* Begin *

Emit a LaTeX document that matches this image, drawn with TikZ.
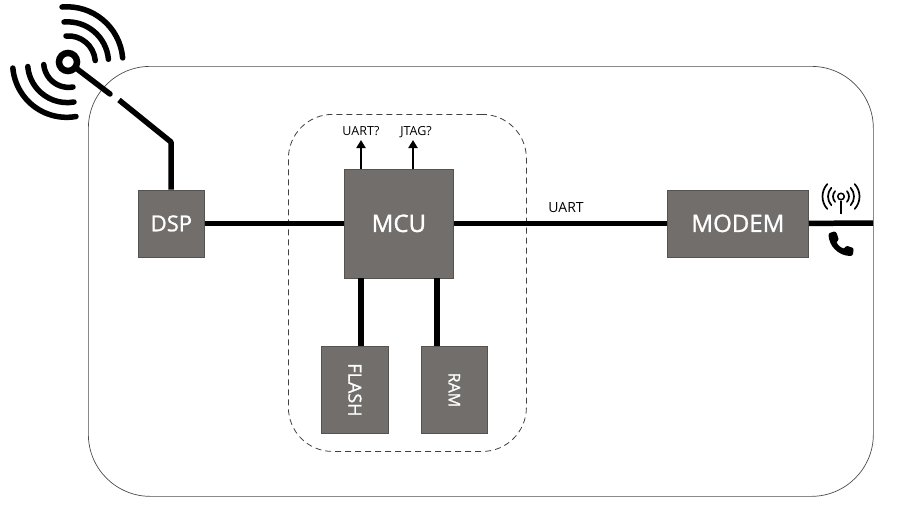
\documentclass[tikz,border=0pt]{standalone}
\usepackage{fontspec}
\setmainfont{Open Sans}
\newfontfamily\blockfont{Open Sans}[FakeBold=1.2]
\usetikzlibrary{arrows.meta}
\definecolor{boxfill}{HTML}{716E6C}
\definecolor{boxedge}{HTML}{55524F}
\tikzset{
  x=1pt,y=-1pt,
  block/.style={draw=boxedge,line width=0.8pt,fill=boxfill,text=white,inner sep=0,anchor=north west,font=\blockfont\fontsize{#1}{#1}\selectfont},
  block/.default=22,
  wire/.style={line width=5.5pt,black},
  thinwire/.style={line width=2.8pt,black,-{Triangle[length=8pt,width=9pt]}},
  wave/.style={line width=5.5pt,line cap=round,black},
  wavesmall/.style={line width=1.7pt,line cap=round,black},
  lbl/.style={font=\fontsize{12.5}{13}\selectfont,text=black,inner sep=0,anchor=base},
}
\begin{document}
\begin{tikzpicture}
\useasboundingbox (0,0) rectangle (917,507);
% enclosures
\node[draw=black!70,line width=0.7pt,rounded corners=62pt,minimum width=785pt,minimum height=430pt,anchor=north west,inner sep=0] (board) at (88,66) {};
\node[draw=black!75,line width=0.8pt,dashed,dash pattern=on 6pt off 4pt,rounded corners=44pt,minimum width=238pt,minimum height=337pt,anchor=north west,inner sep=0] (core) at (288,114) {};
% blocks
\node[block=22,minimum width=66pt,minimum height=67pt] (dsp) at (138,189.5) {DSP};
\node[block=24,minimum width=109pt,minimum height=109pt] (mcu) at (344,168.5) {MCU};
\node[block=24,minimum width=141pt,minimum height=67pt] (modem) at (667,189.5) {MODEM};
\node[block=18,minimum width=67pt,minimum height=87pt] (flash) at (321,346) {\rotatebox{-90}{FLASH}};
\node[block=16,minimum width=66pt,minimum height=87pt] (ram) at (421,346) {\rotatebox{-90}{RAM}};
% free ends
\coordinate (bend) at (171,142);
\coordinate (gapb) at (119,100);
\coordinate (gapa) at (110,94);
\coordinate (ant) at (68,62);
\coordinate (lineout) at (873,223);
\coordinate (uartend) at (361,140);
\coordinate (jtagend) at (413,140);
\coordinate (uartfoot) at (361,169);
\coordinate (jtagfoot) at (413,169);
\coordinate (flashtop) at (361,346);
\coordinate (flashfoot) at (361,278);
\coordinate (ramtop) at (437,346);
\coordinate (ramfoot) at (437,278);
% connectors
\draw[wire] (dsp.east) -- (mcu.west);
\draw[wire] (mcu.east) -- (modem.west);
\draw[wire] (modem.east) -- (lineout);
\draw[wire] (flashfoot) -- (flashtop);
\draw[wire] (ramfoot) -- (ramtop);
\draw[wire,line join=round] (dsp.north -| bend) -- (bend) -- (gapb);
\draw[wire,line cap=round] (gapa) -- (ant);
\draw[thinwire] (uartfoot) -- (uartend);
\draw[thinwire] (jtagfoot) -- (jtagend);
% labels
\node[lbl] (l1) at (361,135) {UART?};
\node[lbl] (l2) at (416,135) {JTAG?};
\node[lbl,font=\fontsize{14}{14}\selectfont] (l3) at (566,212) {UART};
% antenna
\node[circle,draw=black,line width=6.5pt,fill=white,minimum size=18pt,inner sep=0] (head) at (ant) {};
\draw[wave] (66,36) arc[start angle=-95,end angle=-5,radius=27];
\draw[wave] (64,22) arc[start angle=-95,end angle=-5,radius=41];
\draw[wave] (62,7) arc[start angle=-95,end angle=-5,radius=56];
\draw[wave] (73,87) arc[start angle=80,end angle=175,radius=25];
\draw[wave] (74,102) arc[start angle=80,end angle=175,radius=39.5];
\draw[wave] (76,116.5) arc[start angle=80,end angle=175,radius=54];
% wireless icon
\node[circle,draw=black,line width=1.5pt,minimum size=6.5pt,inner sep=0] (wifi) at (841,196.5) {};
\coordinate (wifistem) at (841,214);
\draw[line width=1.7pt] (wifi.south) -- (wifistem);
\foreach \r in {8,13,18.5}{
  \draw[wavesmall] (841,196.5) ++(-42:\r) arc[start angle=-42,end angle=42,radius=\r];
  \draw[wavesmall] (841,196.5) ++(138:\r) arc[start angle=138,end angle=222,radius=\r];
}
% phone icon
\fill[black] (829.5,233) -- (834,231.5) .. controls (835.5,231.5) and (836.5,232.5) .. (837,234) -- (838.5,239)
  .. controls (838.5,240.5) and (837.5,241) .. (836.5,242)
  .. controls (838,245.5) and (840.5,247.5) .. (844,248.5)
  .. controls (845,247) and (846,246) .. (847.5,246) -- (852,247.5)
  .. controls (853.5,248) and (853.5,249) .. (853.5,250) -- (853,254)
  .. controls (852.5,255.5) and (851.5,256) .. (850,256)
  .. controls (838,255.5) and (829,246) .. (828.5,235) -- cycle;
\end{tikzpicture}
\end{document}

* End *

Write the lines above out again exactly, without any of their pictures.

Exercise response –
Emit a LaTeX document that matches this image, drawn with TikZ.
\documentclass[tikz,border=0pt]{standalone}
\usepackage{fontspec}
\setmainfont{Open Sans}
\newfontfamily\blockfont{Open Sans}[FakeBold=1.2]
\usetikzlibrary{arrows.meta}
\definecolor{boxfill}{HTML}{716E6C}
\definecolor{boxedge}{HTML}{55524F}
\tikzset{
  x=1pt,y=-1pt,
  block/.style={draw=boxedge,line width=0.8pt,fill=boxfill,text=white,inner sep=0,anchor=north west,font=\blockfont\fontsize{#1}{#1}\selectfont},
  block/.default=22,
  wire/.style={line width=5.5pt,black},
  thinwire/.style={line width=2.8pt,black,-{Triangle[length=8pt,width=9pt]}},
  wave/.style={line width=5.5pt,line cap=round,black},
  wavesmall/.style={line width=1.7pt,line cap=round,black},
  lbl/.style={font=\fontsize{12.5}{13}\selectfont,text=black,inner sep=0,anchor=base},
}
\begin{document}
\begin{tikzpicture}
\useasboundingbox (0,0) rectangle (917,507);
% enclosures
\node[draw=black!70,line width=0.7pt,rounded corners=62pt,minimum width=785pt,minimum height=430pt,anchor=north west,inner sep=0] (board) at (88,66) {};
\node[draw=black!75,line width=0.8pt,dashed,dash pattern=on 6pt off 4pt,rounded corners=44pt,minimum width=238pt,minimum height=337pt,anchor=north west,inner sep=0] (core) at (288,114) {};
% blocks
\node[block=22,minimum width=66pt,minimum height=67pt] (dsp) at (138,189.5) {DSP};
\node[block=24,minimum width=109pt,minimum height=109pt] (mcu) at (344,168.5) {MCU};
\node[block=24,minimum width=141pt,minimum height=67pt] (modem) at (667,189.5) {MODEM};
\node[block=18,minimum width=67pt,minimum height=87pt] (flash) at (321,346) {\rotatebox{-90}{FLASH}};
\node[block=16,minimum width=66pt,minimum height=87pt] (ram) at (421,346) {\rotatebox{-90}{RAM}};
% free ends
\coordinate (bend) at (171,142);
\coordinate (gapb) at (119,100);
\coordinate (gapa) at (110,94);
\coordinate (ant) at (68,62);
\coordinate (lineout) at (873,223);
\coordinate (uartend) at (361,140);
\coordinate (jtagend) at (413,140);
\coordinate (uartfoot) at (361,169);
\coordinate (jtagfoot) at (413,169);
\coordinate (flashtop) at (361,346);
\coordinate (flashfoot) at (361,278);
\coordinate (ramtop) at (437,346);
\coordinate (ramfoot) at (437,278);
% connectors
\draw[wire] (dsp.east) -- (mcu.west);
\draw[wire] (mcu.east) -- (modem.west);
\draw[wire] (modem.east) -- (lineout);
\draw[wire] (flashfoot) -- (flashtop);
\draw[wire] (ramfoot) -- (ramtop);
\draw[wire,line join=round] (dsp.north -| bend) -- (bend) -- (gapb);
\draw[wire,line cap=round] (gapa) -- (ant);
\draw[thinwire] (uartfoot) -- (uartend);
\draw[thinwire] (jtagfoot) -- (jtagend);
% labels
\node[lbl] (l1) at (361,135) {UART?};
\node[lbl] (l2) at (416,135) {JTAG?};
\node[lbl,font=\fontsize{14}{14}\selectfont] (l3) at (566,212) {UART};
% antenna
\node[circle,draw=black,line width=6.5pt,fill=white,minimum size=18pt,inner sep=0] (head) at (ant) {};
\draw[wave] (66,36) arc[start angle=-95,end angle=-5,radius=27];
\draw[wave] (64,22) arc[start angle=-95,end angle=-5,radius=41];
\draw[wave] (62,7) arc[start angle=-95,end angle=-5,radius=56];
\draw[wave] (73,87) arc[start angle=80,end angle=175,radius=25];
\draw[wave] (74,102) arc[start angle=80,end angle=175,radius=39.5];
\draw[wave] (76,116.5) arc[start angle=80,end angle=175,radius=54];
% wireless icon
\node[circle,draw=black,line width=1.5pt,minimum size=6.5pt,inner sep=0] (wifi) at (841,196.5) {};
\coordinate (wifistem) at (841,214);
\draw[line width=1.7pt] (wifi.south) -- (wifistem);
\foreach \r in {8,13,18.5}{
  \draw[wavesmall] (841,196.5) ++(-42:\r) arc[start angle=-42,end angle=42,radius=\r];
  \draw[wavesmall] (841,196.5) ++(138:\r) arc[start angle=138,end angle=222,radius=\r];
}
% phone icon
\fill[black] (829.5,233) -- (834,231.5) .. controls (835.5,231.5) and (836.5,232.5) .. (837,234) -- (838.5,239)
  .. controls (838.5,240.5) and (837.5,241) .. (836.5,242)
  .. controls (838,245.5) and (840.5,247.5) .. (844,248.5)
  .. controls (845,247) and (846,246) .. (847.5,246) -- (852,247.5)
  .. controls (853.5,248) and (853.5,249) .. (853.5,250) -- (853,254)
  .. controls (852.5,255.5) and (851.5,256) .. (850,256)
  .. controls (838,255.5) and (829,246) .. (828.5,235) -- cycle;
\end{tikzpicture}
\end{document}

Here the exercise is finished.